Mental illness in America has become an established epidemic. So-called miracle drugs like Prozac are taken by 11% of the population – and Prozac is only one of the 30 available antidepressants on the market. Antidepressants are accompanied by anti-anxiety and anti-psychotic drugs. Xanax, America's leading anti-anxiety medication, is so ubiquitous that Xanax generates more revenue than Tide detergent. Anti-psychotics drugs alone net the pharmaceutical industry at least $14.6bn dollars a year. Psycho-pharmaceuticals are the most profitable sector of the industry, which makes it one of the most profitable business sectors in the world.

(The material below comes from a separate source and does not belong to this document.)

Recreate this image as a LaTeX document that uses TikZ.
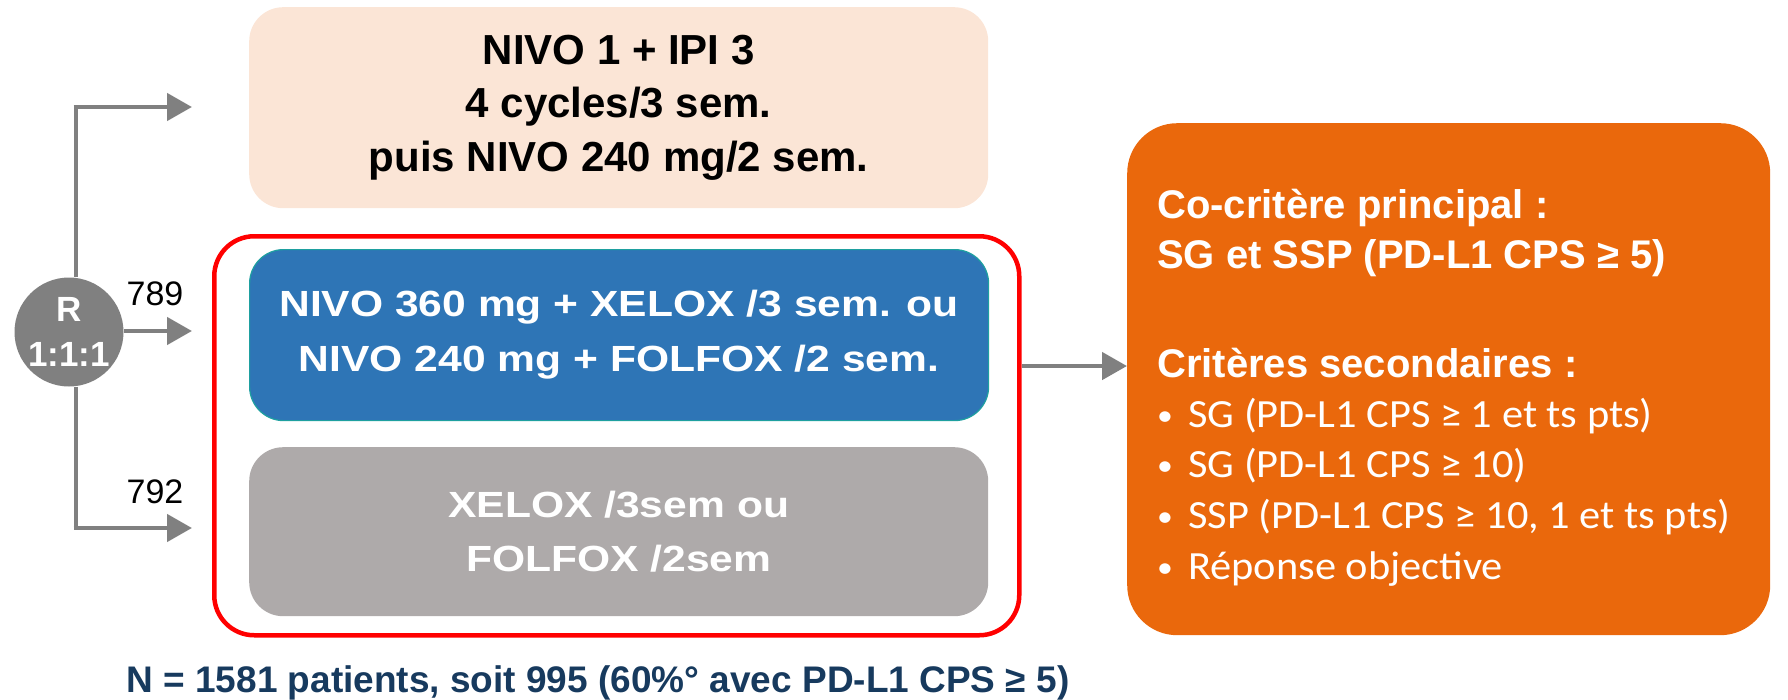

Americans are less than 5% of the world's population, yet they consume 66% of the world's psychological medications.
Do these psycho pharmaceuticals work to restore mental health? Actually, the evidence is overwhelming that they fail. Antidepressants, the most popular psycho-pharmaceuticals, work no better than placebos. They work 25% of the time and stop working when the user stops taking them. In addition, they may actually harm patients in the long run. They disrupt brain neurotransmitters and may usurp the brain's organic soothing functions. Psycho-pharmaceuticals are less effective in the long run than talk therapy. Talk therapy, like drugs, does change brain and body chemistry; unlike drugs, though, talk therapy has no side-effects. Instead, talk therapy gives a patient tools that usually help to solve future problems.
There's a reason psychiatrists prescribe drugs rather than talking therapy: the latter makes no money for pharmaceutical firms. Caring about profit is first, and that is why psychiatry has turned to drug therapy.